:: Directions for this task ::
Set down, exactly as written, the lines from the top of the data to the line that holds "0.68, 0, 0];", and omit the pictures.

:: Source data ::
• • • • •

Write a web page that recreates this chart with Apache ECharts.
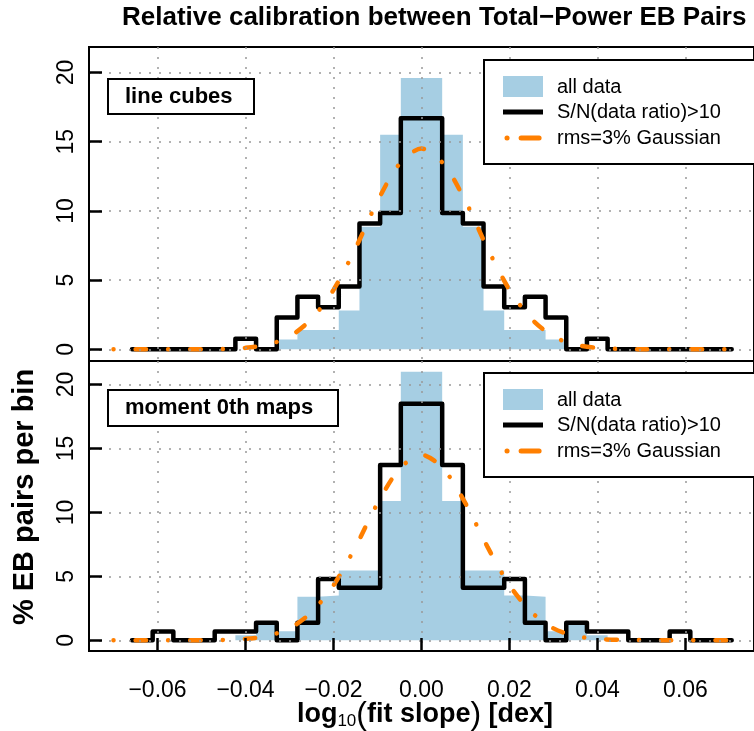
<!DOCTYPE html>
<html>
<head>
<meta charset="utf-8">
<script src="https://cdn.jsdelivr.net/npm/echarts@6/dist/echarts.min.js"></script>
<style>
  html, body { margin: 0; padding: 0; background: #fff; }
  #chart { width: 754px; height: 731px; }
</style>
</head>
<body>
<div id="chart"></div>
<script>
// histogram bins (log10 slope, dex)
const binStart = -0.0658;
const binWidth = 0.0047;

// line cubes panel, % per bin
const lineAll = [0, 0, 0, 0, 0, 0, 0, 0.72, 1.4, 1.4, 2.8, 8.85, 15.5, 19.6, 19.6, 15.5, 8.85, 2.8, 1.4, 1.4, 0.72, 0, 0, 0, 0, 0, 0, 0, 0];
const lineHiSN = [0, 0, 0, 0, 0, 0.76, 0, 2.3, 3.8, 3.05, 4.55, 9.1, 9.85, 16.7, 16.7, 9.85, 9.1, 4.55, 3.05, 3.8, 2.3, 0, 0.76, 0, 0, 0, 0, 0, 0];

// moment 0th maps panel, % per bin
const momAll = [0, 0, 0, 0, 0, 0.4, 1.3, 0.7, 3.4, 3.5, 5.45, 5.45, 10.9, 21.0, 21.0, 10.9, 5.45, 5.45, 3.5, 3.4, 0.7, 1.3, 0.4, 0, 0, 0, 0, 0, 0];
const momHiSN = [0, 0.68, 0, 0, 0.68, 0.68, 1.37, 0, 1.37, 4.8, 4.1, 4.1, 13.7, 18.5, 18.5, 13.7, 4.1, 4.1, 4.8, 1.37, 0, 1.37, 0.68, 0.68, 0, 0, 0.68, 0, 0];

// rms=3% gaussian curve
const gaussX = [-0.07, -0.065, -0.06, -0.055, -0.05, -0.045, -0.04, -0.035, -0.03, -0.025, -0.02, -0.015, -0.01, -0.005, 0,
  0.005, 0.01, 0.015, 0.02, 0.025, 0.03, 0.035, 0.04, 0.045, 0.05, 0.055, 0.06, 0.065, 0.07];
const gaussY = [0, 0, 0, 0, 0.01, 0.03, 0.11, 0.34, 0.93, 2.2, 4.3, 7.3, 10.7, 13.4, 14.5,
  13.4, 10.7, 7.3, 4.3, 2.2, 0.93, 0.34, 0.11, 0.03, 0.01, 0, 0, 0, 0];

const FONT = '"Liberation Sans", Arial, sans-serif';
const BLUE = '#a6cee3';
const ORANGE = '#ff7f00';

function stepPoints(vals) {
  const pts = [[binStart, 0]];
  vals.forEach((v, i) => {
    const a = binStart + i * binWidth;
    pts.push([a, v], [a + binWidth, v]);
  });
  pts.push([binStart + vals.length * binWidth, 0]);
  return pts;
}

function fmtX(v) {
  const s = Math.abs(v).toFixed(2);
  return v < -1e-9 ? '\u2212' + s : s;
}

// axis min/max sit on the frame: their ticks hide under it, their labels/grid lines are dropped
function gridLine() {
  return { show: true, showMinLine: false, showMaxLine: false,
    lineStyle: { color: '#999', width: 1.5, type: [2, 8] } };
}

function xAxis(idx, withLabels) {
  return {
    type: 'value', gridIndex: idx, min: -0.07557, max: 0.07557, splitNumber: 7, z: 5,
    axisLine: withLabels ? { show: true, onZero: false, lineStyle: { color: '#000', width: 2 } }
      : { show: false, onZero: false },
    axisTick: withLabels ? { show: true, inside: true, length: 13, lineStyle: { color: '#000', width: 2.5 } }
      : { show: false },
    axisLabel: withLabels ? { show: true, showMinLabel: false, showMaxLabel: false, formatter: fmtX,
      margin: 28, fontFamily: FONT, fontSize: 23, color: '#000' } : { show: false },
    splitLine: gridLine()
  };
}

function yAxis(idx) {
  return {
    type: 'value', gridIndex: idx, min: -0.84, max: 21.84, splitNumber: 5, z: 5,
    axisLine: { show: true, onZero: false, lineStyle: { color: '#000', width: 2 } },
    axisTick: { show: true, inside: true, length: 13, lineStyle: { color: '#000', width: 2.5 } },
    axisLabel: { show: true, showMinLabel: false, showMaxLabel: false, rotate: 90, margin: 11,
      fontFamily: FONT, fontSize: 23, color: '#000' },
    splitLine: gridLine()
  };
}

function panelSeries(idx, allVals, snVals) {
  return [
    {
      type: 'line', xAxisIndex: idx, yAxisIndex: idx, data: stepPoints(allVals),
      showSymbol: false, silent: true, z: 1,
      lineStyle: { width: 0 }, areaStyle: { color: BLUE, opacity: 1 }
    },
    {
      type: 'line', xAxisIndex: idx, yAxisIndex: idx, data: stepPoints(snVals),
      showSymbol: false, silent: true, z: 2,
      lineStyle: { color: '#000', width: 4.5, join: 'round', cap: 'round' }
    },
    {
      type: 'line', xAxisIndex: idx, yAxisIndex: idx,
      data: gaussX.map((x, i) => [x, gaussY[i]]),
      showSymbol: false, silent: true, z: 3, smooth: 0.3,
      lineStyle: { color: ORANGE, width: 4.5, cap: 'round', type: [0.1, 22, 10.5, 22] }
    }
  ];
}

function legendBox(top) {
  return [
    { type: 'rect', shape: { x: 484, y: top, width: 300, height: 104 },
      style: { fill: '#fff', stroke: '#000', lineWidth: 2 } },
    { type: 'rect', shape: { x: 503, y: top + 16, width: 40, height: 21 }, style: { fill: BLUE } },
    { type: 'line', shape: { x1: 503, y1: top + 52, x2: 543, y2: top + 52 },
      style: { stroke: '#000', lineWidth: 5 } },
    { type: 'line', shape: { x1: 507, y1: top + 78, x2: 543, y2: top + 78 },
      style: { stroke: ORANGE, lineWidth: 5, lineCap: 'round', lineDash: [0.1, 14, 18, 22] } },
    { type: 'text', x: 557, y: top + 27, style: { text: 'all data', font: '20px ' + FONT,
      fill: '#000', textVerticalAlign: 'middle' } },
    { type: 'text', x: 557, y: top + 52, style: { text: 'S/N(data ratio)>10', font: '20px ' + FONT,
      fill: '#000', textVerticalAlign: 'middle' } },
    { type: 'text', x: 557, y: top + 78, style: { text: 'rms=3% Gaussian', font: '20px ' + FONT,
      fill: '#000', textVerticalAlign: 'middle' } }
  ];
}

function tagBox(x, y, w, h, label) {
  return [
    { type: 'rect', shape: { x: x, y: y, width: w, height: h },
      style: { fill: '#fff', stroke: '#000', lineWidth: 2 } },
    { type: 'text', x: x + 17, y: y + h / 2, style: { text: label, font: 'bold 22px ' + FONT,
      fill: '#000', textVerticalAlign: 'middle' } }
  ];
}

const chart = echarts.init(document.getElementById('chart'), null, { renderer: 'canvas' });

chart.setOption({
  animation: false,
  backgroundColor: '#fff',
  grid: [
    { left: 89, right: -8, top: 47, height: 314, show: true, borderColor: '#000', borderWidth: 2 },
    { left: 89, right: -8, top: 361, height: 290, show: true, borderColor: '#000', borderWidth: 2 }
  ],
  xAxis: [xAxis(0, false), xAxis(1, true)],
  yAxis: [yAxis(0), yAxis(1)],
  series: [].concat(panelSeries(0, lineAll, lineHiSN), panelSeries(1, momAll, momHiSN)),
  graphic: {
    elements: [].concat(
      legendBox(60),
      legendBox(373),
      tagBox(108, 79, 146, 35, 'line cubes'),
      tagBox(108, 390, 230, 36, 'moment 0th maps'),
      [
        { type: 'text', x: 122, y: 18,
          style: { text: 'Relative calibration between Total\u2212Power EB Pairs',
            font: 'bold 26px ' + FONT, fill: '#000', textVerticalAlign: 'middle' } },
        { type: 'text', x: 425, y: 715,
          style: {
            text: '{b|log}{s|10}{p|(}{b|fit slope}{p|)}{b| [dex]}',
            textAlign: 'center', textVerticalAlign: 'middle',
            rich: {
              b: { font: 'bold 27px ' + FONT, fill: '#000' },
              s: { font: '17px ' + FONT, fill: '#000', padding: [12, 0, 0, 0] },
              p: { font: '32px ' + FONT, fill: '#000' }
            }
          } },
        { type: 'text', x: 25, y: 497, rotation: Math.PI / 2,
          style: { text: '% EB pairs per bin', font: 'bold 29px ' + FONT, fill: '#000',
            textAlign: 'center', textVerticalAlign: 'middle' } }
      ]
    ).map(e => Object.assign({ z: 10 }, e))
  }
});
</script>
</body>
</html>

• • • • •

:: Written solution ::
Write a web page that recreates this chart with Apache ECharts.
<!DOCTYPE html>
<html>
<head>
<meta charset="utf-8">
<script src="https://cdn.jsdelivr.net/npm/echarts@6/dist/echarts.min.js"></script>
<style>
  html, body { margin: 0; padding: 0; background: #fff; }
  #chart { width: 754px; height: 731px; }
</style>
</head>
<body>
<div id="chart"></div>
<script>
// histogram bins (log10 slope, dex)
const binStart = -0.0658;
const binWidth = 0.0047;

// line cubes panel, % per bin
const lineAll = [0, 0, 0, 0, 0, 0, 0, 0.72, 1.4, 1.4, 2.8, 8.85, 15.5, 19.6, 19.6, 15.5, 8.85, 2.8, 1.4, 1.4, 0.72, 0, 0, 0, 0, 0, 0, 0, 0];
const lineHiSN = [0, 0, 0, 0, 0, 0.76, 0, 2.3, 3.8, 3.05, 4.55, 9.1, 9.85, 16.7, 16.7, 9.85, 9.1, 4.55, 3.05, 3.8, 2.3, 0, 0.76, 0, 0, 0, 0, 0, 0];

// moment 0th maps panel, % per bin
const momAll = [0, 0, 0, 0, 0, 0.4, 1.3, 0.7, 3.4, 3.5, 5.45, 5.45, 10.9, 21.0, 21.0, 10.9, 5.45, 5.45, 3.5, 3.4, 0.7, 1.3, 0.4, 0, 0, 0, 0, 0, 0];
const momHiSN = [0, 0.68, 0, 0, 0.68, 0.68, 1.37, 0, 1.37, 4.8, 4.1, 4.1, 13.7, 18.5, 18.5, 13.7, 4.1, 4.1, 4.8, 1.37, 0, 1.37, 0.68, 0.68, 0, 0, 0.68, 0, 0];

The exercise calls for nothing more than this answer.